This excerpt taken from the DAR 8-K filed May 17, 2005.
SECTION 3. RIGHT OF REPURCHASE.
(a) Right of Repurchase. Unless the Granted Shares have become vested in accordance with the terms of the Notice, the Granted Shares initially shall be Restricted Shares and shall be subject to a right (but not an obligation) of repurchase by the Company upon termination of employment. The Grantee shall not Transfer any Restricted Shares, and any such Transfer shall be null and void ab initio.
(b) Exercise Notice. In the event the Company wishes to exercise its Right of Repurchase, the Company shall provide the Grantee with thirty (30) days prior written notice of its intent to exercise its right. A sample Right of Repurchase Exercise Notice is attached hereto as Exhibit C. Such notice shall contain the price per Share which shall be the repurchase price, described in Subsection (d) below, and all other terms and conditions of the offer (including, without limitation, the proposed consummation date of the repurchase). The repurchase price shall be paid in cash or by canceling of the Companys indebtedness to the Grantee, as the Company, in its sole discretion, shall determine.
(c) Lapse of Repurchase Right. The Right of Repurchase shall lapse with respect to the Shares in accordance with the vesting schedule described in the Notice.
(d) Repurchase Price. If the Company exercises the Right of Repurchase, it shall pay the Grantee an amount for each of the Restricted Shares equal to the lower of (i) Fair Market Value for each share or (ii) the Purchase Price.

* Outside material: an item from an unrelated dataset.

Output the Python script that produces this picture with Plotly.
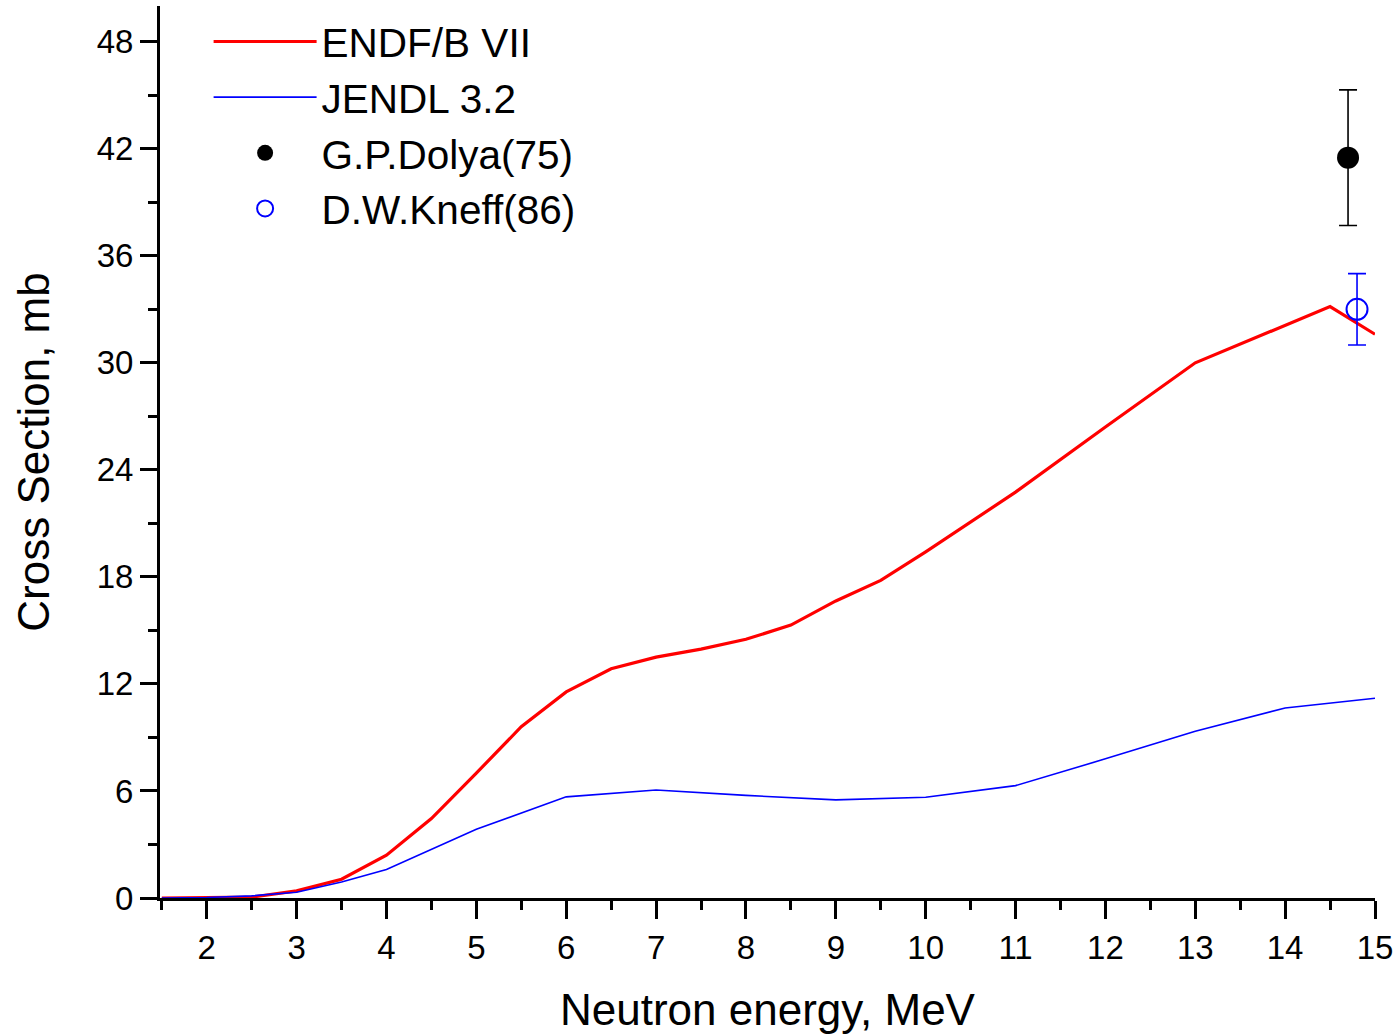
import plotly.graph_objects as go

# ENDF/B VII evaluation
endf_x = [1.5, 2, 2.5, 3, 3.5, 4, 4.5, 5, 5.5, 6, 6.5, 7, 7.5, 8, 8.5, 9, 9.5, 10, 11, 12, 13, 14.5, 15]
endf_y = [0, 0.02, 0.05, 0.4, 1.05, 2.4, 4.45, 7.0, 9.6, 11.55, 12.85, 13.5, 13.95, 14.5, 15.3, 16.65, 17.8, 19.4, 22.75, 26.4, 30.0, 33.15, 31.6]

# JENDL 3.2 evaluation
jendl_x = [1.5, 2, 2.5, 3, 3.5, 4, 5, 6, 7, 8, 9, 10, 11, 12, 13, 14, 15]
jendl_y = [0, 0.03, 0.12, 0.32, 0.9, 1.6, 3.85, 5.67, 6.05, 5.75, 5.5, 5.65, 6.3, 7.8, 9.35, 10.65, 11.2]

# Experimental points
dolya_x = [14.7]
dolya_y = [41.5]
dolya_err = [3.8]

kneff_x = [14.8]
kneff_y = [33.0]
kneff_err = [2.0]

x_ticks = [2, 3, 4, 5, 6, 7, 8, 9, 10, 11, 12, 13, 14, 15]
y_ticks = [0, 6, 12, 18, 24, 30, 36, 42, 48]

FONT = "Liberation Sans, Arial, sans-serif"

fig = go.Figure()
fig.add_trace(go.Scatter(x=endf_x, y=endf_y, mode="lines", name="ENDF/B VII",
                         line=dict(color="#ff0000", width=3.2)))
fig.add_trace(go.Scatter(x=jendl_x, y=jendl_y, mode="lines", name="JENDL 3.2",
                         line=dict(color="#0000ff", width=1.6)))
fig.add_trace(go.Scatter(x=dolya_x, y=dolya_y, mode="markers", name="G.P.Dolya(75)",
                         marker=dict(symbol="circle", size=22, color="black"),
                         error_y=dict(type="data", array=dolya_err, color="black",
                                      thickness=1.6, width=9)))
fig.add_trace(go.Scatter(x=kneff_x, y=kneff_y, mode="markers", name="D.W.Kneff(86)",
                         marker=dict(symbol="circle-open", size=21, color="#0000ff",
                                     line=dict(width=2, color="#0000ff")),
                         error_y=dict(type="data", array=kneff_err, color="#0000ff",
                                      thickness=1.6, width=9)))

fig.update_layout(
    width=1400, height=1034,
    margin=dict(l=160, r=25, t=6, b=136),
    paper_bgcolor="white", plot_bgcolor="white",
    font=dict(family=FONT, color="black"),
    showlegend=True,
    legend=dict(x=0.04, y=0.997, xanchor="left", yanchor="top",
                font=dict(size=40.5, family=FONT, color="black"),
                bgcolor="rgba(0,0,0,0)", borderwidth=0,
                itemwidth=103, tracegroupgap=0),
)

fig.update_xaxes(
    range=[1.48, 15], tickmode="array", tickvals=x_ticks,
    ticktext=[str(v) for v in x_ticks],
    showgrid=False, zeroline=False, showline=True, linecolor="black", linewidth=3,
    ticks="outside", ticklen=18, tickwidth=3, tickcolor="black",
    tickfont=dict(size=33, family=FONT, color="black"),
    minor=dict(dtick=0.5, tick0=1.5, ticks="outside", ticklen=9, tickwidth=3,
               tickcolor="black", showgrid=False),
    title=dict(text="Neutron energy, MeV", font=dict(size=44, family=FONT, color="black"),
               standoff=32),
)
fig.update_yaxes(
    range=[0, 50], tickmode="array", tickvals=y_ticks,
    ticktext=[str(v) for v in y_ticks],
    showgrid=False, zeroline=False, showline=True, linecolor="black", linewidth=3,
    ticks="outside", ticklen=17, tickwidth=3, tickcolor="black",
    tickfont=dict(size=33, family=FONT, color="black"),
    minor=dict(dtick=3, tick0=0, ticks="outside", ticklen=9, tickwidth=3,
               tickcolor="black", showgrid=False),
    title=dict(text="Cross Section, mb", font=dict(size=44, family=FONT, color="black"),
               standoff=34),
)

fig.write_html("out.html")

(e) Additional Shares or Substituted Securities. In the event of the declaration of a stock dividend, the declaration of an extraordinary dividend payable in a form other than stock, a spin-off, a stock split, a recapitalization or a similar transaction affecting the Companys outstanding securities without receipt of consideration, any new, substituted or additional securities or other property (including money paid other than as an ordinary cash dividend) which are by reason of such event distributed with respect to any Shares subject to this Section 3 or into which such Shares thereby become convertible shall immediately be subject to this Section 3.
(f) Termination of Rights as Shareholder. If the Company makes available, at the time and place and in the amount and form provided in this Agreement, the consideration for the Shares to be purchased in accordance with this Section 3, then after such time the person from whom such Shares are to be purchased shall no longer have any rights as a holder of such Shares (other than the right to receive payment of such consideration in accordance with this Agreement). Such Shares shall be deemed to have been purchased in accordance with the applicable provisions hereof, whether or not the certificate(s) therefor have been delivered as required by this Agreement.